L’histoire de l’art est coutumière de ces situations de malentendu où l’on voit un grand artiste vivre ou se conduire comme s’il avait la conviction de s’être trompé de genre. On connaît le cas de Stendhal croyant que c’est à son théâtre qu’il devrait l’immortalité. Celui de Chateaubriand persuadé que son chef-d’œuvre était, non Les Mémoires, mais Les Natchez. J’ai vu Paul Bowles expliquant, jusqu’à son dernier jour, que son grand œuvre, ce par quoi il resterait et dont il faudrait prendre soin après sa mort, ce n’était pas Le Thé au Sahara mais les adorables musiques qu’il composait, chaque printemps, pour la fête de fin d’année – presque de patronage – de l’American School of Tangiers. Mais ce cas-ci, le cas du cinéaste génial venant, tous les lundis, se produire comme un débutant devant une salle de philistins pas plus étonnés que cela de se retrouver nez à nez avec une légende vivante, le cas de l’inventeur de formes dont on sent qu’il donnerait le plus beau plan de La Rose Pourpre pour une mesure bien scandée et passant avec succès du registre clairon au registre chalumeau, dépasse tout ce que l’on a pu connaître dans le genre.
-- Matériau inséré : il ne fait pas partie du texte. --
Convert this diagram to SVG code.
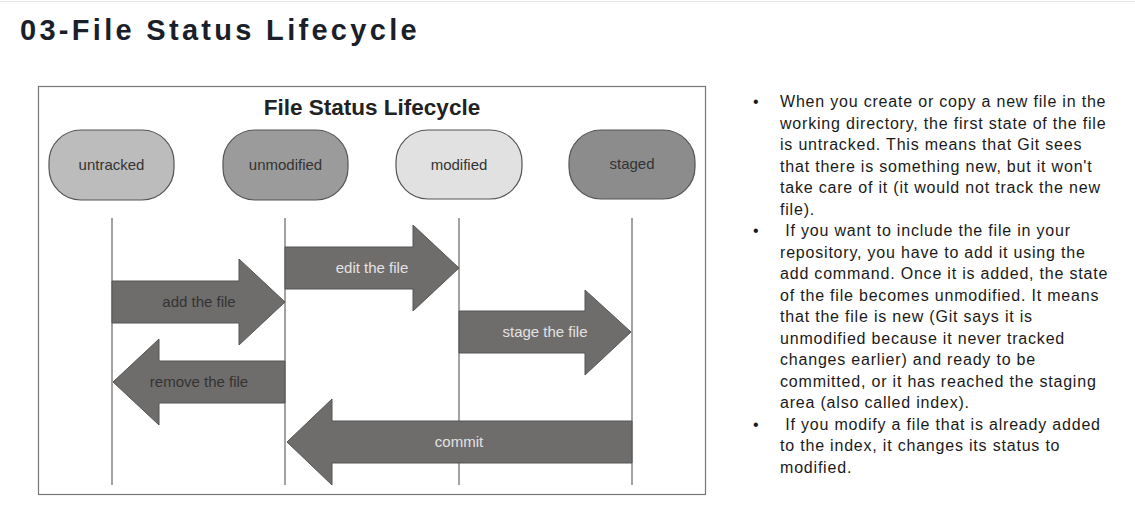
<svg xmlns="http://www.w3.org/2000/svg" width="1135" height="515" viewBox="0 0 1135 515">
<style>
.node{stroke:#555;stroke-width:1.2}
.nl{font-family:"Liberation Sans",Arial,sans-serif;font-size:15px;fill:#333;text-anchor:middle}
.arr{fill:#6f6d6c;stroke:#555;stroke-width:1}
.al{font-family:"Liberation Sans",Arial,sans-serif;font-size:15px;text-anchor:middle}
.dk{fill:#333}
.lt{fill:#e2e2e2}
.vl{stroke:#666;stroke-width:1.2}
.bt{font-family:"Liberation Sans",Arial,sans-serif;font-size:16px;fill:#1a1a1a;letter-spacing:0.8px}
</style>
<rect x="0" y="0" width="1135" height="515" fill="#fff"/>
<line x1="0" y1="1.5" x2="1135" y2="1.5" stroke="#e6e6e6" stroke-width="1"/>
<text x="20" y="40" font-family="Liberation Sans,Arial,sans-serif" font-weight="bold" font-size="29" letter-spacing="3.3" fill="#1b1f2a">03-File Status Lifecycle</text>
<rect x="38.5" y="86.5" width="667" height="408" fill="none" stroke="#777" stroke-width="1.2"/>
<text x="372" y="115" font-family="Liberation Sans,Arial,sans-serif" font-weight="bold" font-size="22.5" text-anchor="middle" fill="#222">File Status Lifecycle</text>
<g id="connectors">
<line class="vl" x1="112" y1="218" x2="112" y2="485"/>
<line class="vl" x1="285" y1="218" x2="285" y2="485"/>
<line class="vl" x1="459" y1="218" x2="459" y2="485"/>
<line class="vl" x1="632" y1="218" x2="632" y2="485"/>
<g id="add">
<polygon class="arr" points="112,281 239,281 239,259 285,302 239,345 239,323 112,323"/>
<text class="al dk" x="199" y="307">add the file</text>
</g>
<g id="edit">
<polygon class="arr" points="285,247 413,247 413,225 459,268 413,311 413,289 285,289"/>
<text class="al lt" x="372" y="273">edit the file</text>
</g>
<g id="remove">
<polygon class="arr" points="285,361 159,361 159,339 113,382 159,425 159,403 285,403"/>
<text class="al dk" x="199" y="387">remove the file</text>
</g>
<g id="stage">
<polygon class="arr" points="459,311 585,311 585,290 631,332 585,375 585,353 459,353"/>
<text class="al lt" x="545" y="337">stage the file</text>
</g>
<g id="commit">
<polygon class="arr" points="632,421 332,421 332,399 287,442 332,485 332,463 632,463"/>
<text class="al lt" x="459" y="447">commit</text>
</g>
</g>
<g id="untracked">
<rect class="node" x="49" y="130" width="125" height="70" rx="32" fill="#bcbcbc"/>
<text class="nl" x="111.5" y="170">untracked</text>
</g>
<g id="unmodified">
<rect class="node" x="223" y="130" width="125" height="70" rx="32" fill="#9b9b9b"/>
<text class="nl" x="285.5" y="170">unmodified</text>
</g>
<g id="modified">
<rect class="node" x="396" y="130" width="126" height="69" rx="32" fill="#e1e1e1"/>
<text class="nl" x="459" y="170">modified</text>
</g>
<g id="staged">
<rect class="node" x="569" y="130" width="126" height="69" rx="32" fill="#8c8c8c"/>
<text class="nl" x="632" y="169">staged</text>
</g>
<g id="notes" class="bt">
<text x="753" y="107">•</text>
<text x="780" y="107">When you create or copy a new file in the</text>
<text x="780" y="128.5">working directory, the first state of the file</text>
<text x="780" y="150">is untracked. This means that Git sees</text>
<text x="780" y="171.5">that there is something new, but it won't</text>
<text x="780" y="193">take care of it (it would not track the new</text>
<text x="780" y="214.5">file).</text>
<text x="753" y="236">•</text>
<text x="780" y="236" xml:space="preserve"> If you want to include the file in your</text>
<text x="780" y="257.5">repository, you have to add it using the</text>
<text x="780" y="279">add command. Once it is added, the state</text>
<text x="780" y="300.5">of the file becomes unmodified. It means</text>
<text x="780" y="322">that the file is new (Git says it is</text>
<text x="780" y="343.5">unmodified because it never tracked</text>
<text x="780" y="365">changes earlier) and ready to be</text>
<text x="780" y="386.5">committed, or it has reached the staging</text>
<text x="780" y="408">area (also called index).</text>
<text x="753" y="429.5">•</text>
<text x="780" y="429.5" xml:space="preserve"> If you modify a file that is already added</text>
<text x="780" y="451">to the index, it changes its status to</text>
<text x="780" y="472.5">modified.</text>
</g>
</svg>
J’ai vu l’autre Allen. J’ai rencontré, à son bureau, le cinéaste et intellectuel, si typiquement new-yorkais, qui m’a dit de fortes choses, non seulement sur ses films, mais sur la nullité de Bush, l’état de décomposition politique du pays, le néopuritanisme qui gagne les classes moyennes et dont je lui ai demandé si son affaire avec sa fille (« ce n’est pas ma fille », a-t-il sur- sauté !) n’aurait pas été, autant que l’affaire Lewinski, le signe avant-coureur… Mais la grande chose, l’heure d’émotion et de vérité, celle qui m’aura, en tout cas, le plus fortement impressionné car j’ai senti qu’on était, là, au contact de sa plus intime et secrète identité, c’est sa prestation de jazzman euphorique et manqué.